Os pressupostos de actuação política de há quarenta anos, repetidos incessantemente, em conjunto com os últimos anos de crise, produziram uma realidade alternativa àquela que os partidos julgam ver através das sondagens.

Há um novo centro político que já não está onde os partidos do centro julgam estar.
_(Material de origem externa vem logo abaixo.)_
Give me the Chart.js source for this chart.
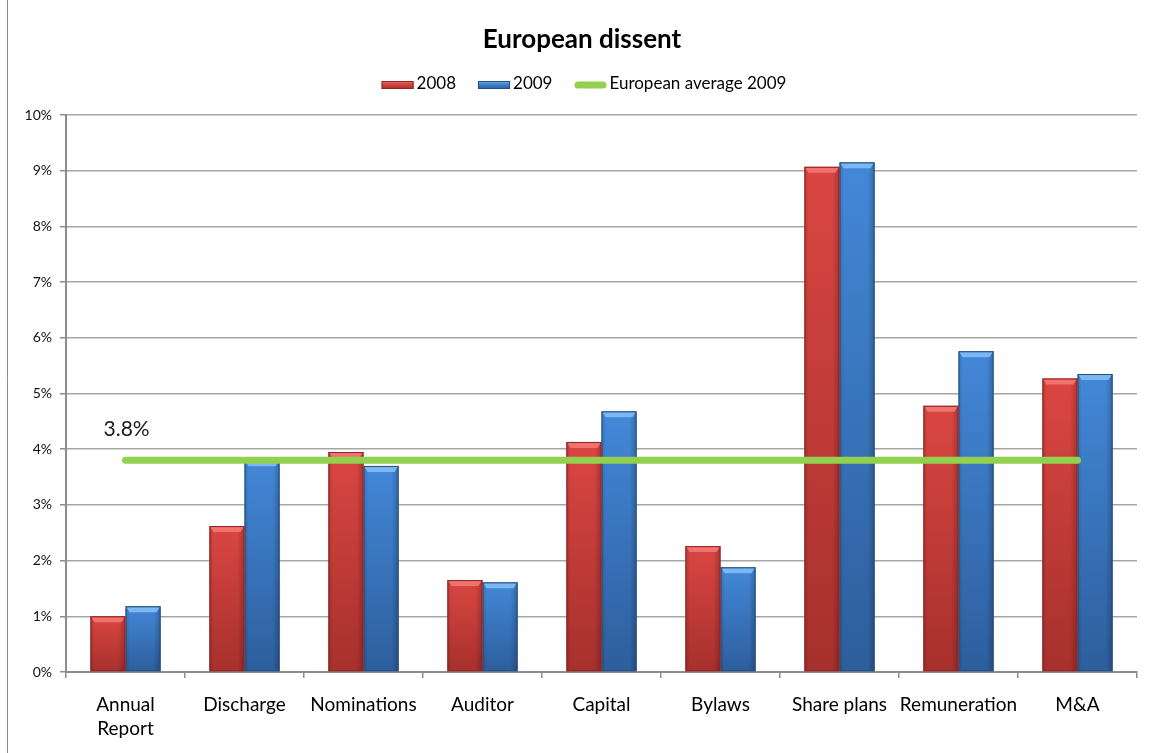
<!DOCTYPE html>
<html>
<head>
<meta charset="utf-8">
<title>European dissent</title>
<script src="https://cdn.jsdelivr.net/npm/chart.js@4/dist/chart.umd.min.js"></script>
<style>
  html, body { margin: 0; padding: 0; background: #ffffff; }
  #wrap { width: 1150px; height: 753px; position: relative; }
  canvas { display: block; }
</style>
</head>
<body>
<div id="wrap"><canvas id="chart" width="1150" height="753"></canvas></div>
<script>
// Resolution categories and dissent levels (percent of votes cast)
const categories = [['Annual', 'Report'], 'Discharge', 'Nominations', 'Auditor', 'Capital', 'Bylaws', 'Share plans', 'Remuneration', 'M&A'];
const dissent2008 = [1.00, 2.62, 3.95, 1.65, 4.13, 2.26, 9.07, 4.78, 5.27];
const dissent2009 = [1.18, 3.80, 3.70, 1.61, 4.68, 1.88, 9.15, 5.76, 5.35];
const europeanAverage2009 = [3.8, 3.8, 3.8, 3.8, 3.8, 3.8, 3.8, 3.8, 3.8];
const yTickValues = [0, 1, 2, 3, 4, 5, 6, 7, 8, 9, 10];

const FONT = 'Lato, "Open Sans", "DejaVu Sans", sans-serif';

const palette = {
  red:  { top: '#da4642', bottom: '#a6302d', cap: '#f47a76', edge: '#8e2623' },
  blue: { top: '#4388d8', bottom: '#2d5e9c', cap: '#86c0f6', edge: '#25507f' }
};

// Per-bar vertical gradient, resolved from the bar's own value on the y scale
function barFill(tone) {
  return function (ctx) {
    const chart = ctx.chart;
    const ys = chart.scales.y;
    if (!chart.chartArea || !ys || ctx.parsed === undefined) return tone.top;
    const top = ys.getPixelForValue(ctx.parsed.y);
    const bottom = ys.getPixelForValue(0);
    const g = chart.ctx.createLinearGradient(0, top, 0, bottom);
    g.addColorStop(0, tone.top);
    g.addColorStop(1, tone.bottom);
    return g;
  };
}

// Side shading and the light bevel along the top of every bar
const bevelPlugin = {
  id: 'bevel',
  afterDatasetDraw(chart, args) {
    const ds = chart.data.datasets[args.index];
    if (!ds.tone) return;
    const ctx = chart.ctx;
    const tone = ds.tone;
    args.meta.data.forEach(el => {
      const p = el.getProps(['x', 'y', 'base', 'width'], true);
      const l = p.x - p.width / 2, r = p.x + p.width / 2;
      const t = p.y, b = p.base;
      if (b - t < 2) return;
      ctx.save();
      const h = ctx.createLinearGradient(l, 0, r, 0);
      h.addColorStop(0, 'rgba(0,0,0,0.16)');
      h.addColorStop(0.12, 'rgba(0,0,0,0)');
      h.addColorStop(0.8, 'rgba(0,0,0,0)');
      h.addColorStop(1, 'rgba(0,0,0,0.22)');
      ctx.fillStyle = h;
      ctx.fillRect(l, t, r - l, b - t);
      const capH = Math.min(6, (b - t) / 2);
      ctx.beginPath();
      ctx.moveTo(l + 1, t + 1);
      ctx.lineTo(r - 1, t + 1);
      ctx.lineTo(r - 4, t + capH);
      ctx.lineTo(l + 4, t + capH);
      ctx.closePath();
      ctx.fillStyle = tone.cap;
      ctx.globalAlpha = 0.85;
      ctx.fill();
      ctx.globalAlpha = 1;
      ctx.strokeStyle = tone.edge;
      ctx.lineWidth = 1;
      ctx.strokeRect(l + 0.5, t + 0.5, r - l - 1, b - t - 1);
      ctx.restore();
    });
  }
};

// Title, legend, value annotation and frame
const decorPlugin = {
  id: 'decor',
  afterDraw(chart) {
    const ctx = chart.ctx;
    const ds = chart.data.datasets;
    ctx.save();
    // frame
    ctx.strokeStyle = '#8c8c8c';
    ctx.lineWidth = 1;
    ctx.beginPath();
    ctx.moveTo(7.5, 0); ctx.lineTo(7.5, 753);
    ctx.stroke();

    // title
    ctx.fillStyle = '#000';
    ctx.font = 'bold 26px ' + FONT;
    ctx.textAlign = 'center';
    ctx.textBaseline = 'alphabetic';
    ctx.fillText('European dissent', 582, 48);

    // legend
    ctx.font = '17px ' + FONT;
    ctx.textAlign = 'left';
    ctx.textBaseline = 'middle';
    const sw = 32, gapSwatch = 3, gapItem = 22;
    const widths = ds.map(d => sw + gapSwatch + ctx.measureText(d.label).width);
    const total = widths.reduce((a, b) => a + b, 0) + gapItem * (ds.length - 1);
    let x = 584 - total / 2;
    const ly = 84;
    ds.forEach((d, i) => {
      if (d.tone) {
        const g = ctx.createLinearGradient(0, ly - 3, 0, ly + 5);
        g.addColorStop(0, d.tone.cap);
        g.addColorStop(0.35, d.tone.top);
        g.addColorStop(1, d.tone.bottom);
        ctx.fillStyle = g;
        ctx.fillRect(x, ly - 3, sw, 8);
        ctx.strokeStyle = d.tone.edge;
        ctx.strokeRect(x + 0.5, ly - 2.5, sw - 1, 7);
      } else {
        ctx.strokeStyle = d.borderColor;
        ctx.lineWidth = 7;
        ctx.lineCap = 'round';
        ctx.beginPath();
        ctx.moveTo(x + 3.5, ly + 1);
        ctx.lineTo(x + sw - 3.5, ly + 1);
        ctx.stroke();
        ctx.lineWidth = 1;
      }
      ctx.fillStyle = '#000';
      ctx.fillText(d.label, x + sw + gapSwatch, ly);
      x += widths[i] + gapItem;
    });

    // average annotation
    const xs = chart.scales.x, ys = chart.scales.y;
    const avg = europeanAverage2009[0];
    ctx.font = '21px ' + FONT;
    ctx.textAlign = 'left';
    ctx.textBaseline = 'alphabetic';
    ctx.fillStyle = '#1a1a1a';
    ctx.fillText(avg.toFixed(1) + '%', xs.getPixelForValue(0) - 22, ys.getPixelForValue(avg) - 24);
    ctx.restore();
  }
};

const chart = new Chart(document.getElementById('chart'), {
  type: 'bar',
  data: {
    labels: categories,
    datasets: [
      {
        type: 'bar',
        label: '2008',
        data: dissent2008,
        tone: palette.red,
        backgroundColor: barFill(palette.red),
        borderWidth: 0,
        categoryPercentage: 0.59,
        barPercentage: 1.0,
        order: 1
      },
      {
        type: 'bar',
        label: '2009',
        data: dissent2009,
        tone: palette.blue,
        backgroundColor: barFill(palette.blue),
        borderWidth: 0,
        categoryPercentage: 0.59,
        barPercentage: 1.0,
        order: 1
      },
      {
        type: 'line',
        label: 'European average 2009',
        data: europeanAverage2009,
        borderColor: '#92d050',
        backgroundColor: '#92d050',
        borderWidth: 7,
        borderCapStyle: 'round',
        pointRadius: 0,
        pointHoverRadius: 0,
        fill: false,
        tension: 0,
        order: 0
      }
    ]
  },
  options: {
    responsive: false,
    animation: false,
    devicePixelRatio: 1,
    layout: { padding: { top: 115, left: 0, right: 13, bottom: 0 } },
    plugins: {
      legend: { display: false },
      title: { display: false },
      tooltip: { enabled: false }
    },
    scales: {
      x: {
        offset: true,
        grid: {
          display: true,
          drawOnChartArea: false,
          drawTicks: true,
          tickLength: 6,
          offset: true,
          color: '#8c8c8c',
          lineWidth: 1.5
        },
        border: { display: true, color: '#8c8c8c', width: 2 },
        ticks: {
          color: '#000',
          font: { family: FONT, size: 19, lineHeight: 1.27 },
          padding: 15,
          maxRotation: 0,
          autoSkip: false
        },
        afterFit(scale) { scale.height = 81; }
      },
      y: {
        min: 0,
        max: 10,
        afterBuildTicks(scale) { scale.ticks = yTickValues.map(v => ({ value: v })); },
        grid: {
          color: '#a6a6a6',
          lineWidth: 1.5,
          drawTicks: true,
          tickLength: 6,
          tickColor: '#8c8c8c'
        },
        border: { display: true, color: '#8c8c8c', width: 2 },
        ticks: {
          color: '#111',
          font: { family: FONT, size: 14 },
          padding: 8,
          callback: v => v + '%'
        },
        afterFit(scale) { scale.width = 66; }
      }
    }
  },
  plugins: [bevelPlugin, decorPlugin]
});
</script>
</body>
</html>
Deixou de lá estar por via das políticas de austeridade que, tanto socialistas quanto conservadores aplicaram por toda a Europa.
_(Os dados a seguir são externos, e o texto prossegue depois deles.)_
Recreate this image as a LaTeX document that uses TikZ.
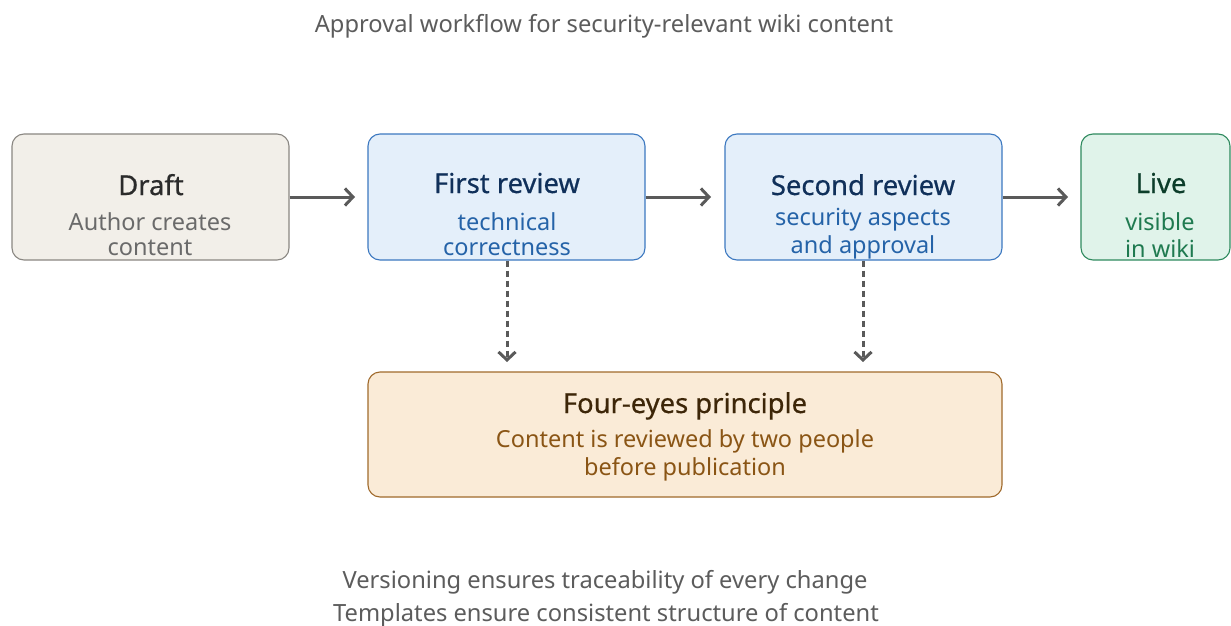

Na realidade os partidos socialistas e conservadores só conseguem actualmente ganhar governos, ou o parlamento europeu, quando se coligam, no entanto, ao juntarem-se não estão nunca a governar para o centro político real tal como é definido pelos seus cidadãos.
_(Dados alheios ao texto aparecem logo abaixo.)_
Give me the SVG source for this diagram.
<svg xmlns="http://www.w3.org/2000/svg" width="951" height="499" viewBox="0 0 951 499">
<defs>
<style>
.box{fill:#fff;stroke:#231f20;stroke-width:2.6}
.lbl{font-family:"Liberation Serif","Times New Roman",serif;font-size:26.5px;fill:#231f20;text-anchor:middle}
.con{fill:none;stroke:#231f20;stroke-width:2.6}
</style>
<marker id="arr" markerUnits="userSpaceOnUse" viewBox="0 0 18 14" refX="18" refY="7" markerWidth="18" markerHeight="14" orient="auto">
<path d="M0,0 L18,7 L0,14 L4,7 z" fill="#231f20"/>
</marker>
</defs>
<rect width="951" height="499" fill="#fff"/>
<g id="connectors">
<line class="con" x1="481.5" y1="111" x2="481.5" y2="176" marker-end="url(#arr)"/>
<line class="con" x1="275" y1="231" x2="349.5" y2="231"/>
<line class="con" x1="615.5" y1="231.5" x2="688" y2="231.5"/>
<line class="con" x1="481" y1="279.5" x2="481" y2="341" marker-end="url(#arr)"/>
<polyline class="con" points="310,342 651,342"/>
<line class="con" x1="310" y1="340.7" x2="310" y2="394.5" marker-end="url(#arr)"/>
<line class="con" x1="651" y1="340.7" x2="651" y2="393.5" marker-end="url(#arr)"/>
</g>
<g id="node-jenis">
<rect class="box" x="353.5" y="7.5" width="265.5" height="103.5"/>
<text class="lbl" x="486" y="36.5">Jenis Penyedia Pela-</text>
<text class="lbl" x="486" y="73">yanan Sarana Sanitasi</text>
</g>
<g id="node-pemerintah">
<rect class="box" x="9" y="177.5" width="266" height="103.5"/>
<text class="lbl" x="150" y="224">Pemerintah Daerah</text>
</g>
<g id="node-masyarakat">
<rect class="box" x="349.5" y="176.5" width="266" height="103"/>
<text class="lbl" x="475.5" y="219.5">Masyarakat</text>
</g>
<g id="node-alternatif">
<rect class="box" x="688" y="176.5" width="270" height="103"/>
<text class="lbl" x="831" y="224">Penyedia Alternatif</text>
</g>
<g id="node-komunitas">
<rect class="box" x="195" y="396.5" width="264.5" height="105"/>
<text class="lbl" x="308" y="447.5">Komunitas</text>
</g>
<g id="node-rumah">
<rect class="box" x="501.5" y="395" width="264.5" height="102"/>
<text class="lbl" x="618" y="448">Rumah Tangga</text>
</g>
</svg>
O novo centro político é, assim, a soma potencial de todos aqueles que optaram pela abstenção ao longo dos anos (e em particular desde a crise de 2008) e daqueles que continuam, por hábito mas não por confiança, a votar socialista ou conservador na Europa.

Não há inevitabilidade no desfasamento entre o centro real e o centro magnético lido pelas intenções de voto. E, portanto, essa tarefa pode ser ganha por qualquer partido, incluindo os partidos socialistas e conservadores que corrijam as suas trajectórias - embora tal implique mudar práticas, pessoas e discursos, o que é tudo menos fácil.

Entretanto, o novo centro político é, por sua vez, alvo de tentativas de ocupação pelos actores sociais menos expectáveis no quadro político europeu, por vezes mais à esquerda outras vezes mais à direita.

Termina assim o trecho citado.